Washington just became the second state to ban the NRA’s “murder insurance”

The policies sold are deceptive and dishonest. I would be remiss as the state’s insurance regulator if I didn’t shut them down.”

by Tess Owen
Jan 16 2019, 5:39pm

Washington just became the second state to ban NRA-backed insurance, which hands gun owners cash to cover civil and criminal legal fees if they become involved in a shooting.

The NRA’s program, called “Carry Guard,” is marketed as a protection for gun owners who act in self-defense. But officials in Washington state, usually a stronghold for NRA members, have decided that the plans violate a state law that prohibits insurance that protects criminal activity.

“When it comes to insurance products associated with the NRA, it’s buyer beware,” Washington state Insurance Commissioner Mike Kreidler said in a statement. “The attempt to insure a criminal act is a rip-off for consumers. The policies sold are deceptive and dishonest. I would be remiss as the state’s insurance regulator if I didn’t shut them down.”

The policies cover expenses and costs related to criminal defense for gun owners, even if the insured is convicted of a crime or pleads guilty to a crime, Kreidler explained in a release Tuesday.
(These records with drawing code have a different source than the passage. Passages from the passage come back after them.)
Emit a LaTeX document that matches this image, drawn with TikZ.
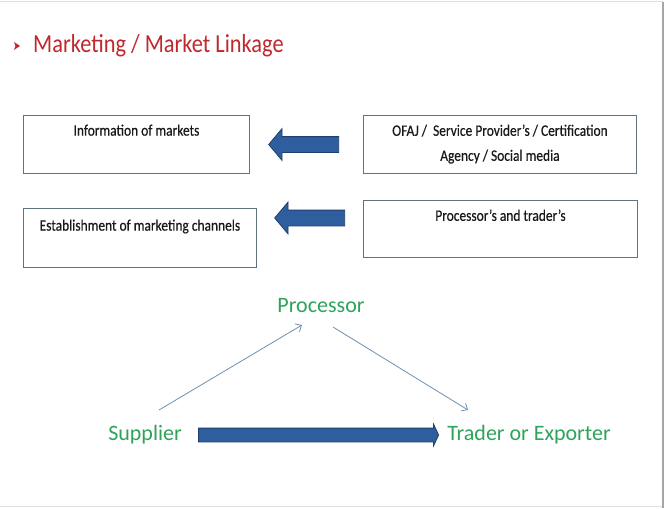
\documentclass[tikz,border=0pt]{standalone}
\usepackage{fontspec}
\setmainfont{Carlito}
\newfontfamily\condfont[FakeStretch=0.86]{Carlito}
\newfontfamily\boxfont[FakeStretch=0.84,FakeBold=0.4]{Carlito}
\usetikzlibrary{shapes.arrows,arrows.meta}
\definecolor{titlered}{HTML}{C0282D}
\definecolor{boxline}{HTML}{5F7480}
\definecolor{arrowfill}{HTML}{2F5E9E}
\definecolor{arrowline}{HTML}{1F3F6E}
\definecolor{nodegreen}{HTML}{2EA35A}
\definecolor{thinarrow}{HTML}{7090B0}
\tikzset{
  infobox/.style={draw=boxline, line width=0.9pt, anchor=north west, inner sep=0pt},
  boxtext/.style={font=\boxfont\fontsize{16}{25}\selectfont, text=black!90, align=center, anchor=north},
  blockarrow/.style={single arrow, draw=arrowline, fill=arrowfill, line width=0.8pt, inner sep=0pt},
  flowtext/.style={font=\fontsize{22}{26}\selectfont, text=nodegreen},
  thin/.style={draw=thinarrow, line width=0.8pt, -{Straight Barb[length=5pt,width=9pt]}}
}
\begin{document}
\begin{tikzpicture}[x=1pt,y=-1pt]
\useasboundingbox (0,0) rectangle (668,508);
\fill[white] (0,0) rectangle (668,508);
\draw[black!12, line width=1pt] (0,2) -- (663,2);
\draw[black!12, line width=1pt] (0,506) -- (663,506);
\draw[black!35, line width=1.5pt] (663,2) -- (663,508);
% title bullet
\fill[titlered] (14,42) -- (20,46) -- (14,50) -- (15.5,46) -- cycle;
\node[text=titlered, font=\condfont\fontsize{26}{30}\selectfont, anchor=west, inner sep=0pt] (title) at (33,46) {Marketing / Market Linkage};
% boxes
\node[infobox, minimum width=226, minimum height=58] (b1) at (23,115) {};
\node[infobox, minimum width=233, minimum height=59] (b2) at (23,208) {};
\node[infobox, minimum width=273, minimum height=58] (b3) at (363,115) {};
\node[infobox, minimum width=274, minimum height=57] (b4) at (363,200) {};
\node[boxtext] (t1) at ([yshift=-6]b1.north) {Information of markets};
\node[boxtext] (t2) at ([yshift=-8]b2.north) {Establishment of marketing channels};
\node[boxtext] (t3) at ([yshift=-6]b3.north) {OFAJ /\ \ Service Provider’s / Certification\\Agency / Social media};
\node[boxtext] (t4) at ([yshift=-6]b4.north) {Processor’s and trader’s};
% block arrows
\node[blockarrow, shape border rotate=180, minimum height=70, minimum width=31, single arrow head extend=8, single arrow tip angle=100, text height=15] (a1) at (307,144.5) {};
\node[blockarrow, shape border rotate=180, minimum height=70, minimum width=31, single arrow head extend=8, single arrow tip angle=100, text height=15] (a2) at (313,218) {};
% flow
\node[flowtext] (proc) at (321,306) {Processor};
\node[flowtext] (sup) at (145,435) {Supplier};
\node[flowtext] (trad) at (529,435) {Trader or Exporter};
\coordinate (s1) at (159,410);
\coordinate (p1) at (302,325);
\coordinate (p2) at (333,327);
\coordinate (e1) at (468,410);
\draw[thin] (s1) -- (p1);
\draw[thin] (p2) -- (e1);
\node[blockarrow, minimum height=240, minimum width=21, single arrow head extend=4, single arrow tip angle=130, text height=13] (big) at (317,435) {};
\end{tikzpicture}
\end{document}
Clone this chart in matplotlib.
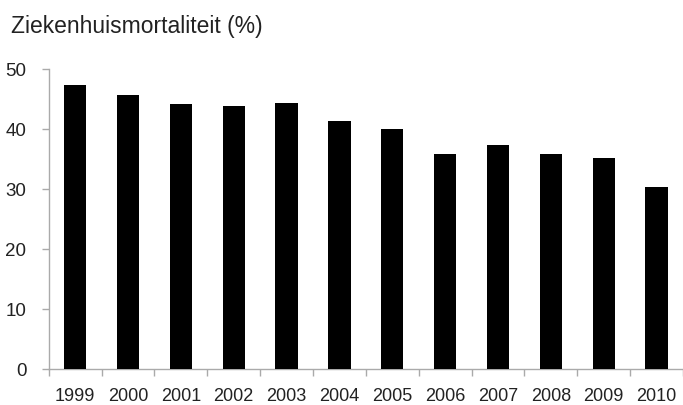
import matplotlib
matplotlib.use("Agg")
import matplotlib.pyplot as plt
import numpy as np

years = ["1999", "2000", "2001", "2002", "2003", "2004", "2005", "2006", "2007", "2008", "2009", "2010"]
mortality = [47.4, 45.7, 44.1, 43.9, 44.4, 41.3, 40.0, 35.9, 37.4, 35.9, 35.2, 30.3]
yticks = [0, 10, 20, 30, 40, 50]
title = "Ziekenhuismortaliteit (%)"

plt.rcParams['font.family'] = ['Liberation Sans', 'DejaVu Sans']

fig = plt.figure(figsize=(6.83, 4.06), dpi=100)
ax = fig.add_axes([0.0713, 0.0887, 0.9287, 0.739])

x = np.arange(len(years))
ax.bar(x, mortality, width=0.42, color='black', zorder=3)

ax.set_xlim(-0.5, len(years) - 0.5)
ax.set_ylim(0, 50)
ax.set_yticks(yticks)
ax.set_yticklabels([str(v) for v in yticks])

# x ticks at category boundaries, labels at centers
ax.set_xticks(np.arange(len(years) + 1) - 0.5)
ax.set_xticklabels([])
ax.set_xticks(x, minor=True)
ax.set_xticklabels(years, minor=True)
ax.tick_params(axis='x', which='minor', length=0, pad=13, labelsize=13, labelcolor='#222222')
ax.tick_params(axis='x', which='major', length=5, color='#aaaaaa', width=1)
ax.tick_params(axis='y', length=5, color='#aaaaaa', width=1, pad=11, labelsize=13.5, labelcolor='#222222')

for s in ['top', 'right']:
    ax.spines[s].set_visible(False)
for s in ['left', 'bottom']:
    ax.spines[s].set_color('#aaaaaa')
    ax.spines[s].set_linewidth(1)

fig.text(11 / 683, 1 - 27 / 406, title, fontsize=16.5, color='#222222', ha='left', va='center')

fig.savefig("out.png", dpi=100)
In a cease-and-desist order, Kreidler told the Illinois Insurance Company to stop selling its NRA-backed policies to Washington state residents. (The company sold 811 in total since April 2017.) Kreidler also said he’s pursuing fines of $102,000 against the company as well as Lockton Affinity LLC, which acts as a broker between the NRA’s Carry Guard Program and the Illinois Union Insurance Company.

Kreidler sent a similar letter to the NRA last April about four Carry Guard products that he said the organization wasn’t licensed to sell in Washington.

Washington is following in the footsteps of New York State, which has been locked in a legal battle with the NRA after lawmakers banned the group’s firearm liability insurance last May. In court documents, the NRA claimed that New York’s law, spearheaded by Gov. Andrew Cuomo, had inflicted “irrecoverable loss and irreparable harm” on the organization, which may be “unable to exist as a not-for-profit or pursue its advocacy mission” in the future.

“It would be highly unusual for a state to allow an insurance company to reimburse for an illegal activity,” Cuomo said in an interview with CNN last August. “They call it 'murder insurance.'"

Cuomo, who won reelection last November, sent a letter to other governors that urged them to follow his lead and look into the NRA’s insurance policies. Last August, at Cuomo’s behest, New Jersey’s Department of Banking and Insurance announced an investigation into the policies. Washington’s cease and desist order also cited Cuomo’s letter.

Last September, California’s Department of Insurance also issued a cease and desist order that said the NRA wasn’t licensed to sell its insurance product, although the state hasn’t said the insurance, on its face, violates any laws.

The NRA is reportedly experiencing some financial trouble, although the group is notoriously secretive about its finances. The Center for Responsive Politics obtained documents from a third-party financial audit last September that showed plummeting member dues had left the NRA in the red for the second year straight. The group even cut free coffee and water coolers for employees from its headquarters in Fairfax, Virginia, which further fueled speculation about its cash flow.

Washington’s decision could be especially hard to swallow, given that the NRA has spent more campaign money there than any other state in recent years.